Leningrad Affair - Events

Events

In January 1949 Pyotr Popkov, Aleksei Kuznetsov and Nikolai Voznesensky organized a Leningrad Trade Fair to boost the post-war economy and support the survivors of the Siege of Leningrad with goods and services from other regions of the Soviet Union. The Fair was attacked by official Soviet propaganda, and was falsely portrayed as a scheme to use the federal budget from Moscow for business development in Leningrad, although the budget and economics of such a trade fair were normal and legitimate and approved by State Planning Commission and the government of the USSR. Other accusations included that Kuznetsov, Popkov and others tried to re-establish Leningrad's historic and political importance as a former capital of Russia, thus competing with Moscow-centered communist government. The initial accuser was Georgy Malenkov, Stalin's first deputy. Then formal accusations were formulated by the Communist Party and signed by Malenkov, Khrushchev, and Lavrentiy Beria. Over two thousand people from the Leningrad city government and regional authorities were arrested. Also arrested were many industrial managers, scientists and university professors. The city and regional authorities in Leningrad were swiftly occupied by pro-Stalin communists transplanted from Moscow. Several important politicians were arrested in Moscow and other cities across the Soviet Union.

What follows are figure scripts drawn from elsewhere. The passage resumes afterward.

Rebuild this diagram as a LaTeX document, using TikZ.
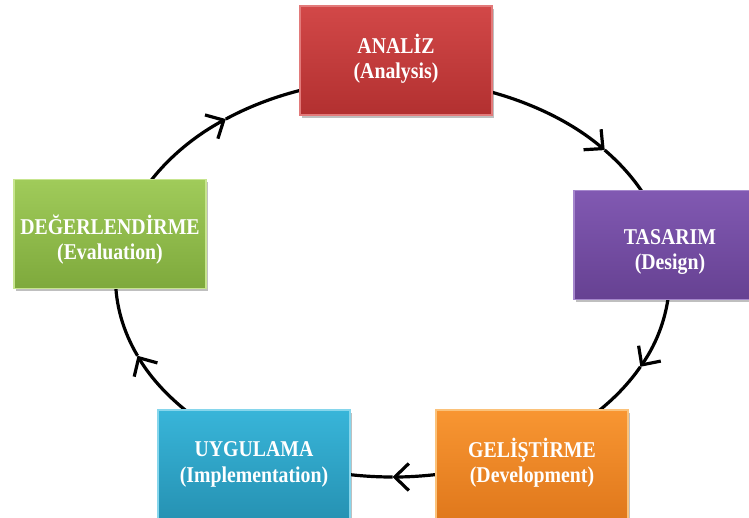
\documentclass[tikz,border=0pt]{standalone}
\usepackage{fontspec}
\setmainfont{Liberation Serif}
\usetikzlibrary{arrows.meta,shadows,calc}

% fill colours of the five phases (top / bottom of the gradient, rim)
\definecolor{redTop}{HTML}{D24848}
\definecolor{redBot}{HTML}{B23030}
\definecolor{redRim}{HTML}{E27A7A}
\definecolor{purTop}{HTML}{8159B2}
\definecolor{purBot}{HTML}{664192}
\definecolor{purRim}{HTML}{A587CC}
\definecolor{orgTop}{HTML}{F89632}
\definecolor{orgBot}{HTML}{E0781C}
\definecolor{orgRim}{HTML}{FBC27A}
\definecolor{bluTop}{HTML}{38B5D9}
\definecolor{bluBot}{HTML}{2692B3}
\definecolor{bluRim}{HTML}{86D6EC}
\definecolor{grnTop}{HTML}{A0CB5A}
\definecolor{grnBot}{HTML}{7EA93C}
\definecolor{grnRim}{HTML}{C7E58F}

% two-line label, set a little taller than wide
\newcommand{\phaselabel}[2]{\scalebox{1}[1.14]{\begin{tabular}{@{}c@{}}#1\\#2\end{tabular}}}
% same label, sitting a little lower in its box
\newcommand{\lowlabel}[2]{\raisebox{-7pt}[\height][\depth]{\phaselabel{#1}{#2}}}

\tikzset{
  phase/.style n args={3}{
    rectangle, minimum width=192pt, minimum height=109pt, inner sep=0pt,
    align=center, text=white,
    font=\fontsize{19.8}{22}\selectfont\bfseries,
    top color=#1, bottom color=#2, draw=#3, line width=1.2pt,
    drop shadow={shadow xshift=2pt, shadow yshift=-3pt, opacity=0.25, fill=black}
  },
  conn/.style={line width=3.2pt, black},
  tip/.style={-{Straight Barb[length=14pt,width=27pt]}},
  ring/.style={x radius=277pt, y radius=199pt}
}

\begin{document}
\begin{tikzpicture}[x=1pt,y=1pt]
  \useasboundingbox (0,0) rectangle (749,-518);
  \fill[white] (0,0) rectangle (749,-518);

  % centre of the cycle
  \coordinate (ctr) at (392.5,-278);

  % ring segments: start and arrow tip of each
  \foreach \n/\s/\m in {one/72/40, two/-3/-26.5, three/-80/-90,
                        four/224/203, five/153/127} {
    \coordinate (\n s) at ($(ctr)+(\s:277pt and 199pt)$);
    \coordinate (\n m) at ($(ctr)+(\m:277pt and 199pt)$);
  }

  \draw[conn,tip] (ones) arc[ring, start angle=72, end angle=40];
  \draw[conn] (onem) arc[ring, start angle=40, end angle=24];

  \draw[conn,tip] (twos) arc[ring, start angle=-3, end angle=-26.5];
  \draw[conn] (twom) arc[ring, start angle=-26.5, end angle=-45];

  \draw[conn,tip] (threes) arc[ring, start angle=-80, end angle=-90];
  \draw[conn] (threem) arc[ring, start angle=-90, end angle=-100];

  \draw[conn,tip] (fours) arc[ring, start angle=224, end angle=203];
  \draw[conn] (fourm) arc[ring, start angle=203, end angle=180];

  \draw[conn,tip] (fives) arc[ring, start angle=153, end angle=127];
  \draw[conn] (fivem) arc[ring, start angle=127, end angle=106];

  % the five phases
  \node[phase={redTop}{redBot}{redRim}] (analiz) at (396,-60.5)
    {\phaselabel{ANALİZ}{(Analysis)}};
  \node[phase={purTop}{purBot}{purRim}] (tasarim) at (670,-245)
    {\lowlabel{TASARIM}{(Design)}};
  \node[phase={orgTop}{orgBot}{orgRim}] (gelistirme) at (532,-464.5)
    {\phaselabel{GELİŞTİRME}{(Development)}};
  \node[phase={bluTop}{bluBot}{bluRim}] (uygulama) at (254,-464.5)
    {\phaselabel{UYGULAMA}{(Implementation)}};
  \node[phase={grnTop}{grnBot}{grnRim}] (degerlendirme) at (110,-234)
    {\lowlabel{DEĞERLENDİRME}{(Evaluation)}};
\end{tikzpicture}
\end{document}
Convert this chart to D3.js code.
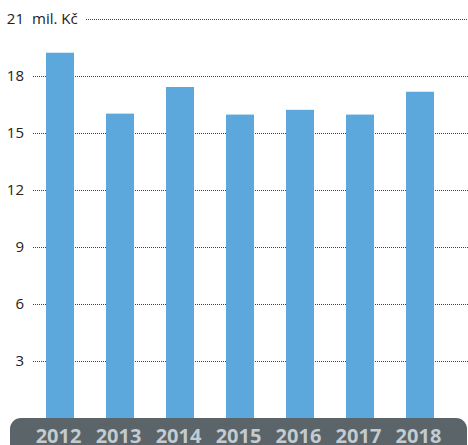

As a result of the first prosecution, on September 30, 1950, Nikolai Voznesensky (chairman of Gosplan), Mikhail Rodionov (Chairman of the RSFSR Council of Ministers), Aleksei Kuznetsov, Pyotr Popkov, Ya. F. Kapustin and P. G. Lazutin were sentenced to death on false accusations of embezzlement of the Soviet State budget for "unapproved business in Leningrad", which was labeled as anti-Soviet treason.